Commenting on the announcement, a report published by ABC News observed that a sulphate of potash mine proposed for nearby Lake Mackay, and supported by local Aboriginal communities, might present environmental challenges to the newly detected night parrot population. However, the report also noted that Agrimin, the promoter of the proposed mine, was planning conservation measures including fire management, a control program for feral cats and red foxes (but not dingoes), and, perhaps most importantly, a curfew on haulage over the private road that would serve the proposed mine.

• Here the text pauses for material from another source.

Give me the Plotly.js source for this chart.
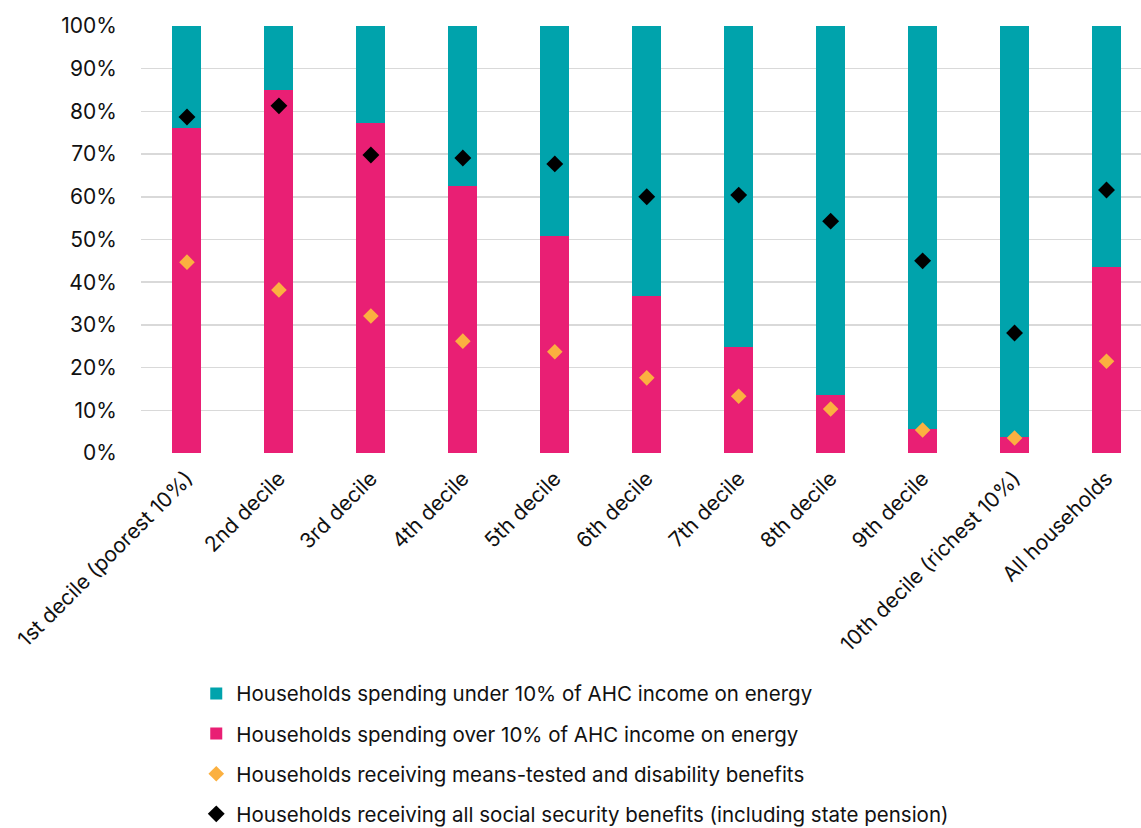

=== 2026: Confirmed sighting of a chick in WA desert and a new population in south-west Queensland? ===
Audio recordings taken in south-west Queensland suggest that another population of night parrots may be in the area. Although the location was not disclosed, it was described as being more than 150 km from the other Queensland population at Pullen Pullen Reserve.

There was a discovery of a young night parrot in the middle of the Great Sandy Desert in Western Australia by members of the Ngururrpa Rangers and researchers. Daytime video footage captures the emotional response of the ranger team as they discover the nestling in a spinifex tunnel.

==In the arts==
Dorothy Porter published a book of poetry titled The Night Parrot in 1984. Western Australian poet John Kinsella published a collection of his poems titled Night Parrots in 1989, which included a poem of the same title. In an essay written in 2005, Kinsella wrote "I share with the poet Dorothy Porter an interest in the rare or extinct night parrot, which is (or was) not a particularly colourful parrot. Its sublimity is in its discretion, its vulnerability, its solitude".

Adelaide writer Stephen Orr's 2026 novel, based on a story of father and son Pastor Carl Strehlow and anthropologist Ted Strehlow, is titled The Night Parrots. According to reviewer Ben Adams, Orr uses the parrot as a metaphor, "symbolising the power of belief in fragile, perhaps imagined things which can nevertheless allow people 'to feel secure'."